The acronyms in the figure are explained as follows: GAP (global average pooling), LAP (local average pooling), UNAP (inverse average pooling), and Conv1d (one-dimensional convolution). For detailed descriptions of these concepts and the module’s operations, refer to Section 3.2. Note: The asterisk (*) in the figure denotes multiplication.

Meanwhile, global average pooling (GAP) is used to obtain global contextual information, which helps the module distinguish between target regions and background in the overall image. By fusing local and global spatial information, the MLCA mechanism can accurately lock onto the spatial positions of small dynamic pedestrians, ensuring that the network focuses more on these key regions during feature extraction. This targeted focus on specific spatial areas effectively reduces the interference of complex backgrounds, thereby improving the detection accuracy for dynamic small targets.

For the input feature vector of MLCA, there will be two pooling steps involved. Firstly, local pooling is applied to extract local spatial information from the input vector of size 1 × C × k × k. The input is then transformed into a one-dimensional vector using two branches, where the first branch captures global information while the second branch captures local spatial information. After applying a one-dimensional convolution, the original resolution of the two vectors is restored through inverse pooling. Subsequently, information fusion is performed. In the figure, Conv1d represents the one-dimensional convolution, where the size of the convolution kernel k is proportional to the channel dimension C. The selection of k is determined by the following formula:

k = ϕ (C) = {|\frac{\log_{2} (C)}{γ} + \frac{b}{γ}|}_{o d d}

(1)

Here, C represents the number of channels, k is the size of the convolution kernel, and γ and b are hyperparameters with default values of 2. The notation “odd” indicates that k should only be an odd number. If k is an even number, it is incremented by 1.

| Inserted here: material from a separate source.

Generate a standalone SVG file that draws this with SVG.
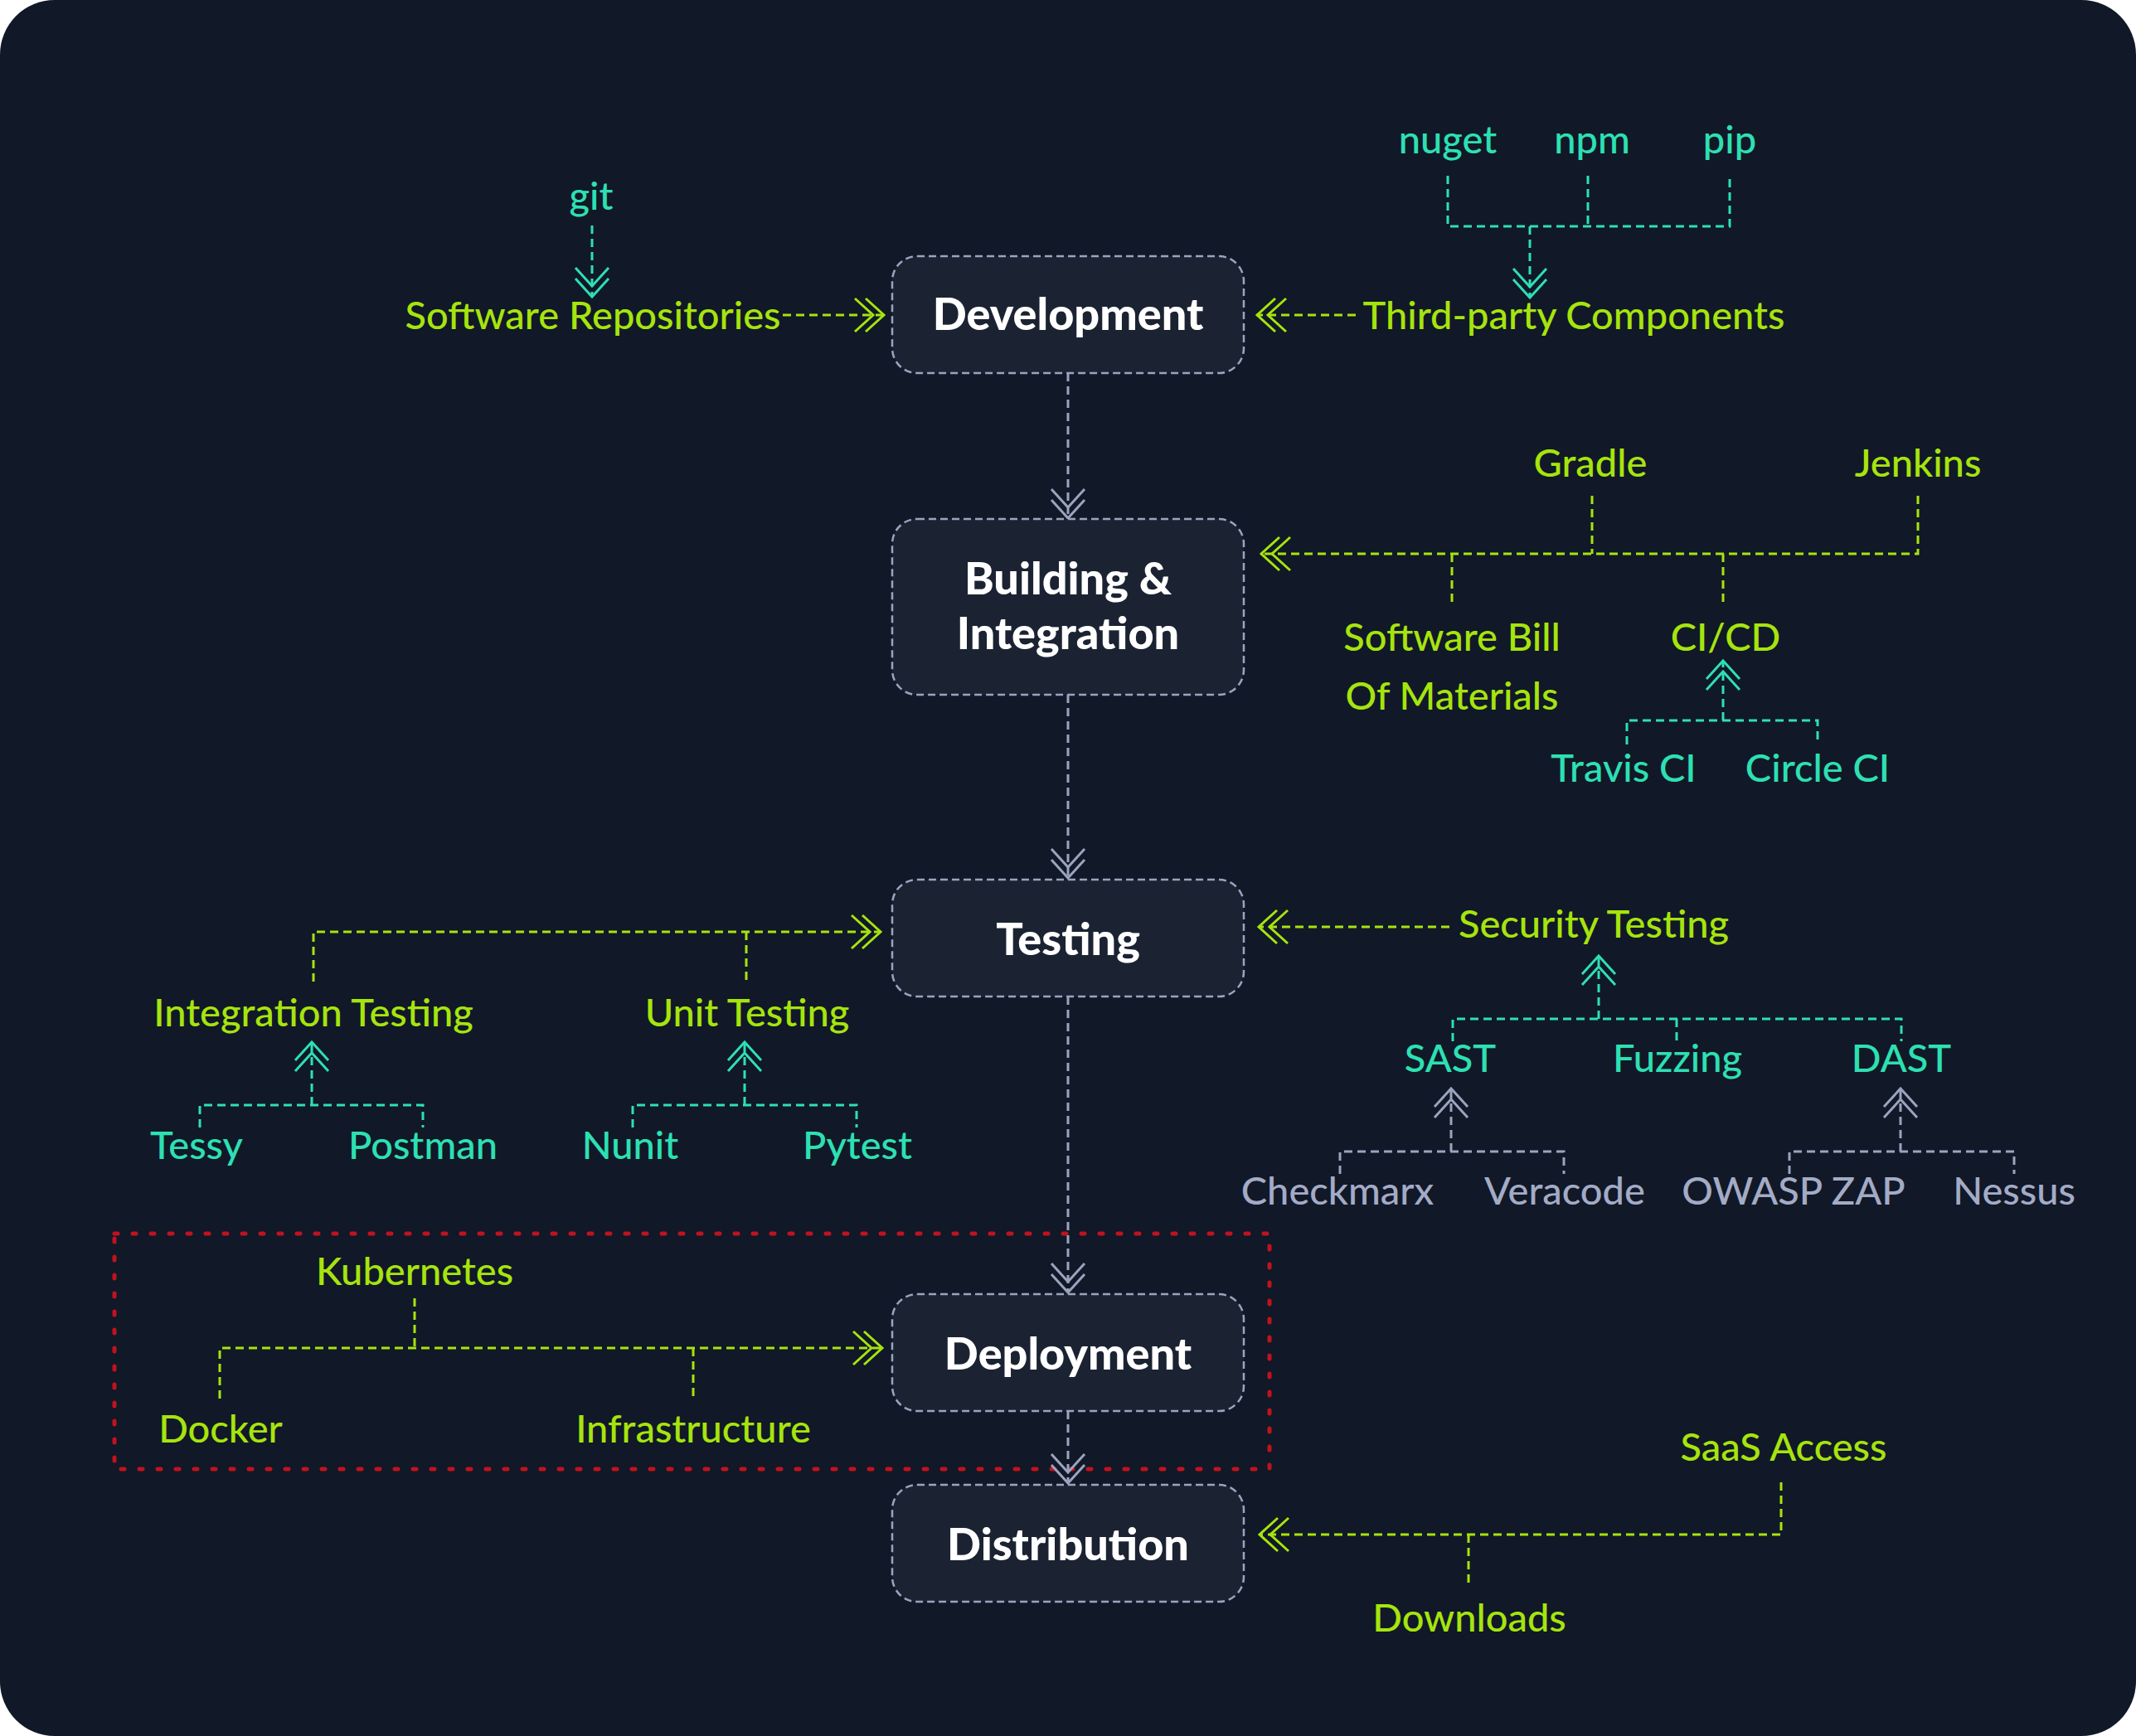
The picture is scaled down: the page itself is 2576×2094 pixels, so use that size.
<svg xmlns="http://www.w3.org/2000/svg" width="2576" height="2094" viewBox="0 0 2576 2094">
<style>
.node rect{fill:#1b2333;stroke:#9aa4bf;stroke-width:2.5;stroke-dasharray:9 5}
.node text{font-family:Lato,"Open Sans",sans-serif;font-weight:900;font-size:54px;fill:#ffffff;text-anchor:middle}
.lbl{font-family:Lato,"Open Sans",sans-serif;font-weight:500;font-size:47px;text-anchor:middle}
.lime{fill:#a6e40e}.teal{fill:#2de0b3}.grey{fill:#a3abc6}
.c{fill:none;stroke-width:3;stroke-dasharray:10 6}
.cl{stroke:#a6e40e}.ct{stroke:#2de0b3}.cg{stroke:#9aa4bf}
</style>
<defs>
<marker id="al" viewBox="-40 -24 44 48" refX="0" refY="0" markerWidth="44" markerHeight="48" markerUnits="userSpaceOnUse" orient="auto"><path d="M-22,-20 L0,0 L-22,20 M-35,-20 L-13,0 L-35,20" fill="none" stroke="#a6e40e" stroke-width="3"/></marker>
<marker id="at" viewBox="-40 -24 44 48" refX="0" refY="0" markerWidth="44" markerHeight="48" markerUnits="userSpaceOnUse" orient="auto"><path d="M-22,-20 L0,0 L-22,20 M-35,-20 L-13,0 L-35,20" fill="none" stroke="#2de0b3" stroke-width="3"/></marker>
<marker id="ag" viewBox="-40 -24 44 48" refX="0" refY="0" markerWidth="44" markerHeight="48" markerUnits="userSpaceOnUse" orient="auto"><path d="M-22,-20 L0,0 L-22,20 M-35,-20 L-13,0 L-35,20" fill="none" stroke="#9aa4bf" stroke-width="3"/></marker>
</defs>
<rect x="0" y="0" width="2576" height="2094" fill="#ffffff"/>
<rect x="0" y="0" width="2576" height="2094" rx="66" fill="#111827"/>
<rect id="deploy-group" x="138" y="1488" width="1393" height="284" fill="none" stroke="#c1121f" stroke-width="5" stroke-dasharray="4 18" stroke-linecap="round"/>
<g id="connectors">
<path class="c cg" d="M1288,450 V625" marker-end="url(#ag)"/>
<path class="c cg" d="M1288,838 V1059" marker-end="url(#ag)"/>
<path class="c cg" d="M1288,1202 V1559" marker-end="url(#ag)"/>
<path class="c cg" d="M1288,1702 V1789" marker-end="url(#ag)"/>
<path class="c cg" d="M1616,1416 V1389 H1886 V1416"/>
<path class="c cg" d="M1750,1389 V1313" marker-end="url(#ag)"/>
<path class="c cg" d="M2158,1416 V1389 H2429 V1416"/>
<path class="c cg" d="M2292,1389 V1313" marker-end="url(#ag)"/>
<path class="c ct" d="M714,272 V358" marker-end="url(#at)"/>
<path class="c ct" d="M1746,212 V273 H2086 V212"/>
<path class="c ct" d="M1915,212 V273"/>
<path class="c ct" d="M1845,273 V359" marker-end="url(#at)"/>
<path class="c ct" d="M1962,898 V869 H2192 V898"/>
<path class="c ct" d="M2078,869 V797" marker-end="url(#at)"/>
<path class="c ct" d="M241,1360 V1333 H510 V1360"/>
<path class="c ct" d="M376,1333 V1257" marker-end="url(#at)"/>
<path class="c ct" d="M763,1360 V1333 H1033 V1360"/>
<path class="c ct" d="M898,1333 V1257" marker-end="url(#at)"/>
<path class="c ct" d="M1752,1256 V1229 H2293 V1256"/>
<path class="c ct" d="M2022,1229 V1256"/>
<path class="c ct" d="M1928,1229 V1153" marker-end="url(#at)"/>
<path class="c cl" d="M944,380 H1066" marker-end="url(#al)"/>
<path class="c cl" d="M1635,380 H1516" marker-end="url(#al)"/>
<path class="c cl" d="M2313,598 V668 H1521" marker-end="url(#al)"/>
<path class="c cl" d="M1920,598 V668"/>
<path class="c cl" d="M1751,668 V732"/>
<path class="c cl" d="M2078,668 V732"/>
<path class="c cl" d="M378,1184 V1124 H1062" marker-end="url(#al)"/>
<path class="c cl" d="M900,1124 V1184"/>
<path class="c cl" d="M1748,1118 H1518" marker-end="url(#al)"/>
<path class="c cl" d="M265,1687 V1626 H1064" marker-end="url(#al)"/>
<path class="c cl" d="M500,1566 V1626"/>
<path class="c cl" d="M836,1626 V1687"/>
<path class="c cl" d="M2148,1788 V1851 H1519" marker-end="url(#al)"/>
<path class="c cl" d="M1771,1851 V1914"/>
</g>
<g id="development" class="node"><rect x="1076" y="309" width="424" height="141" rx="30"/><text x="1288" y="398">Development</text></g>
<g id="building" class="node"><rect x="1076" y="626" width="424" height="212" rx="30"/><text x="1288" y="717">Building &amp;</text><text x="1288" y="783">Integration</text></g>
<g id="testing" class="node"><rect x="1076" y="1061" width="424" height="141" rx="30"/><text x="1288" y="1152">Testing</text></g>
<g id="deployment" class="node"><rect x="1076" y="1561" width="424" height="141" rx="30"/><text x="1288" y="1652">Deployment</text></g>
<g id="distribution" class="node"><rect x="1076" y="1791" width="424" height="141" rx="30"/><text x="1288" y="1882">Distribution</text></g>
<g id="labels">
<text id="git" class="lbl teal" x="713" y="253">git</text>
<text id="software-repositories" class="lbl lime" x="715" y="397">Software Repositories</text>
<text id="third-party" class="lbl lime" x="1898" y="397">Third-party Components</text>
<text id="nuget" class="lbl teal" x="1746" y="185">nuget</text>
<text id="npm" class="lbl teal" x="1920" y="185">npm</text>
<text id="pip" class="lbl teal" x="2086" y="185">pip</text>
<text id="gradle" class="lbl lime" x="1918" y="575">Gradle</text>
<text id="jenkins" class="lbl lime" x="2313" y="575">Jenkins</text>
<text id="sbom" class="lbl lime" x="1751" y="785">Software Bill</text>
<text class="lbl lime" x="1751" y="856">Of Materials</text>
<text id="cicd" class="lbl lime" x="2081" y="785">CI/CD</text>
<text id="travis" class="lbl teal" x="1958" y="943">Travis CI</text>
<text id="circle" class="lbl teal" x="2192" y="943">Circle CI</text>
<text id="integration-testing" class="lbl lime" x="378" y="1238">Integration Testing</text>
<text id="unit-testing" class="lbl lime" x="901" y="1238">Unit Testing</text>
<text id="tessy" class="lbl teal" x="237" y="1398">Tessy</text>
<text id="postman" class="lbl teal" x="510" y="1398">Postman</text>
<text id="nunit" class="lbl teal" x="760" y="1398">Nunit</text>
<text id="pytest" class="lbl teal" x="1034" y="1398">Pytest</text>
<text id="security-testing" class="lbl lime" x="1922" y="1131">Security Testing</text>
<text id="sast" class="lbl teal" x="1749" y="1293">SAST</text>
<text id="fuzzing" class="lbl teal" x="2023" y="1293">Fuzzing</text>
<text id="dast" class="lbl teal" x="2293" y="1293">DAST</text>
<text id="checkmarx" class="lbl grey" x="1613" y="1453">Checkmarx</text>
<text id="veracode" class="lbl grey" x="1887" y="1453">Veracode</text>
<text id="owasp" class="lbl grey" x="2163" y="1453">OWASP ZAP</text>
<text id="nessus" class="lbl grey" x="2429" y="1453">Nessus</text>
<text id="kubernetes" class="lbl lime" x="500" y="1550">Kubernetes</text>
<text id="docker" class="lbl lime" x="266" y="1740">Docker</text>
<text id="infrastructure" class="lbl lime" x="836" y="1740">Infrastructure</text>
<text id="saas" class="lbl lime" x="2151" y="1762">SaaS Access</text>
<text id="downloads" class="lbl lime" x="1772" y="1968">Downloads</text>
</g>
</svg>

The specific operations of GAP, LAP, and UNAP within the MLCA module are illustrated in Figure 6. GAP, or global average pooling, outputs a single value by adaptively pooling the feature map to 1 × 1. When direct multiplication or addition operations are required on the original input, Expand or UNAP can be used for expansion. UNAP, also known as inverse average pooling, focuses on the properties of the graph and expands them to the desired size. The values within each patch are filled with weights assigned to that patch. UNAP can be implemented through adaptive pooling with an output size equal to the source feature map. LAP, or local average pooling, differs from GAP in that it divides the entire feature map into k × k patches and performs average pooling on each patch. This can be achieved using the outputs of k × k adaptive average pooling operations.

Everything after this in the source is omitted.